Accused Brooklyn subway shooter Frank James arraigned, held without bail
Frank James walks out of the 5th Precinct on April 14, 2022
Ns News Online Desk: Frank James, the deranged loner charged with a bloody attack on a Brooklyn subway train that injured 29 straphangers, was arraigned on a federal terrorism charge Thursday and ordered to remain behind bars without bail. James will also undergo a psychiatric evaluation.
Federal prosecutors charged that James “terrifyingly opened fire” Tuesday on a train car in Sunset Park “in a way this city has not seen in more than 20 years. … And caused terror among the victims and our entire city.”
James, 62, is accused of boarding a Manhattan-bound N train shortly before 8:30 a.m. Tuesday and hurling two smoke bombs into a crowded subway car before he opened fire with a Glock 9mm handgun, getting off 33 rounds.
Ten of the wounded commuters were hit by gunfire — but none suffered fatal injuries.
James had become increasingly unhinged in recent years, posting several bizarre and racist rants on YouTube blaming, among others, Mayor Eric Adams for his low station in life.
According to a federal affidavit, James, a New York native who has lived in recent years in Milwaukee and Philadelphia, rented a room in a Philly townhouse for 15 days on March 28.
He reserved a U-Haul cargo van on April 6 and picked it up Monday, crossing the Verrazzano-Narrows Bridge around 4:10 a.m. Tuesday, the affidavit said. The FBI says he parked the van on Kings Highway — two blocks from the N train station on 36th Street — around 6:10 a.m., wearing an orange construction vest and lugging a large roller bag containing the weapon, ammunition, a hatchet and other items. Sources said he bought the gun at an Ohio pawn shop.

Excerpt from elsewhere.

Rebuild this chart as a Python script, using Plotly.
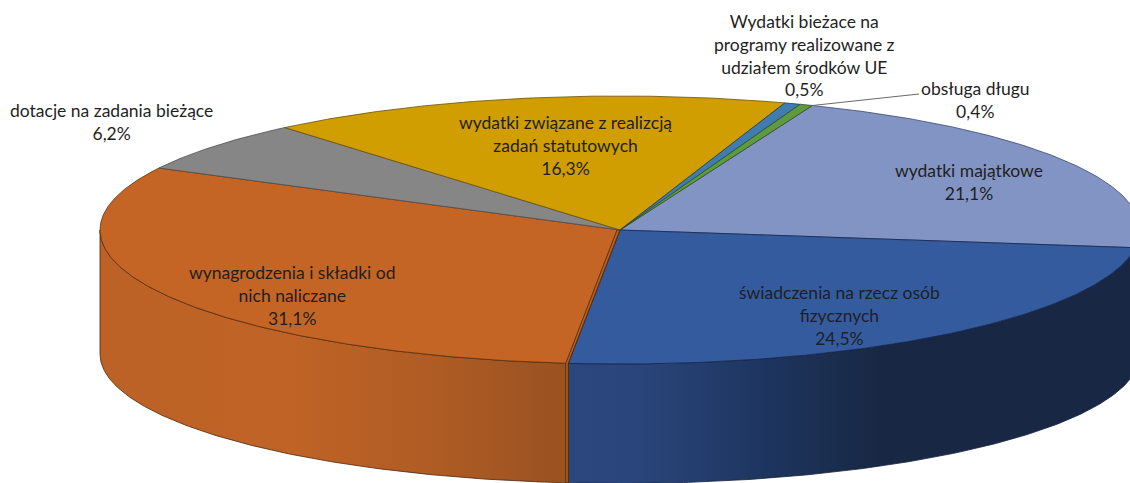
import numpy as np
import plotly.graph_objects as go

# ---- data (clockwise from the right-hand edge) ----
categories = ["świadczenia na rzecz osób<br>fizycznych", "wynagrodzenia i składki od<br>nich naliczane",
              "dotacje na zadania bieżące", "wydatki związane z realizcją<br>zadań statutowych",
              "Wydatki bieżace na<br>programy realizowane z<br>udziałem środków UE", "obsługa długu",
              "wydatki majątkowe"]
values = [24.5, 31.1, 6.2, 16.3, 0.5, 0.4, 21.1]
value_labels = ["24,5%", "31,1%", "6,2%", "16,3%", "0,5%", "0,4%", "21,1%"]

# ---- styles ----
top_colors = ["#355B9F", "#C46526", "#868686", "#D09E00", "#3F7CB0", "#5E9A3E", "#8294C3"]
edge_colors = ["#14264c", "#5a2e10", "#4f4f4f", "#6a5200", "#1e3f5f", "#2f5020", "#3a4870"]
label_xy = [(839, 315), (292, 295), (111, 122), (565, 145), (804, 55), (975, 100), (969, 182)]

# ---- projection of the tilted disc onto the page ----
CX, CY, RX, RY, DEPTH, SHRINK, START = 620, 230, 520, 134, 124, 4.5, 7.6


def rim(t_deg):
    t = np.radians(t_deg)
    return CX + RX * np.cos(t), CY + RY * np.sin(t)


def floor_rim(t_deg):
    t = np.radians(t_deg)
    return CX + RX * np.cos(t), CY + DEPTH + (RY - SHRINK) * np.sin(t)


fig = go.Figure()


def poly(xs, ys, color=None, edge="#000000", width=0.8, gradient=None):
    kw = dict(fillgradient=gradient) if gradient else dict(fillcolor=color)
    fig.add_trace(go.Scatter(x=xs, y=ys, mode="lines", fill="toself", line=dict(color=edge, width=width),
                             hoverinfo="skip", showlegend=False, **kw))


cum = START + np.concatenate([[0], np.cumsum(values)]) * 360 / sum(values)


def wall(a, b, stops, edge):
    ts = np.linspace(a, b, 160)
    xt, yt = rim(ts)
    xb, yb = floor_rim(ts)
    poly(np.r_[xt, xb[::-1], xt[0]], np.r_[yt, yb[::-1], yt[0]], edge=edge, gradient=dict(type="horizontal", colorscale=stops))


# side walls
wall(cum[0], cum[1], [[0, "#2B477F"], [0.12, "#2A457B"], [0.32, "#1E3762"], [0.55, "#182844"], [1, "#182844"]], "#14213d")
wall(cum[1], 180, [[0, "#BC6226"], [0.4, "#C06326"], [0.7, "#B05C24"], [1, "#995221"]], "#4a2608")

# top faces (periwinkle first so that the dark edge of the blue slice stays on top)
for i in [6, 0, 1, 2, 3, 4, 5]:
    ts = np.linspace(cum[i], cum[i + 1], max(8, int(values[i] * 8)))
    xs, ys = rim(ts)
    poly(np.r_[CX, xs, CX], np.r_[CY, ys, CY], color=top_colors[i], edge=edge_colors[i])

# cut face of the orange slice
xe, ye = rim(cum[1])
_, yf = floor_rim(cum[1])
poly([CX, xe, xe, xe - 2.5, xe - 2.5, CX - 3, CX], [CY, ye, yf, yf, ye, CY, CY], color="#B5601F", edge="#4a2608")

# leader line of the smallest slice
xl, yl = rim(cum[6])
fig.add_trace(go.Scatter(x=[xl, 919], y=[yl, 94], mode="lines", line=dict(color="#6b6b6b", width=1.2),
                         hoverinfo="skip", showlegend=False))

for name, val, (x, y) in zip(categories, value_labels, label_xy):
    fig.add_annotation(x=x, y=y, text=f"{name}<br>{val}", showarrow=False, xanchor="center", yanchor="middle",
                       align="center", font=dict(family="Lato", size=17.5, color="#1f1f1f"))

fig.update_layout(width=1130, height=483, margin=dict(l=0, r=0, t=0, b=0), paper_bgcolor="white", plot_bgcolor="white",
                  showlegend=False,
                  xaxis=dict(range=[0, 1130], visible=False, fixedrange=True),
                  yaxis=dict(range=[483, 0], visible=False, fixedrange=True))
fig.write_html("out.html", config=dict(displayModeBar=False),
               post_script="document.body.style.margin='0';document.body.style.overflow='hidden';")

He opened fire on the train around 8:26 a.m., and fled by jumping on a nearby R train when an MTA worker led panicked straphangers onto the second train. James allegedly got off at 25th Street and disappeared, prompting a massive manhunt that even saw the FBI and local cops raid his Philadelphia room early Wednesday.
Later that day, James called Crime Stoppers and told cops where to find him, with police nabbing him near an East Village McDonald’s.
Federal prosecutors immediately hit him with terrorism charges. Legal experts told The Post Wednesday that the federal terrorism charge, which carries harsher penalties, fits the case because James allegedly crossed state lines with intent to cause physical harm and used mass transportation in the attack.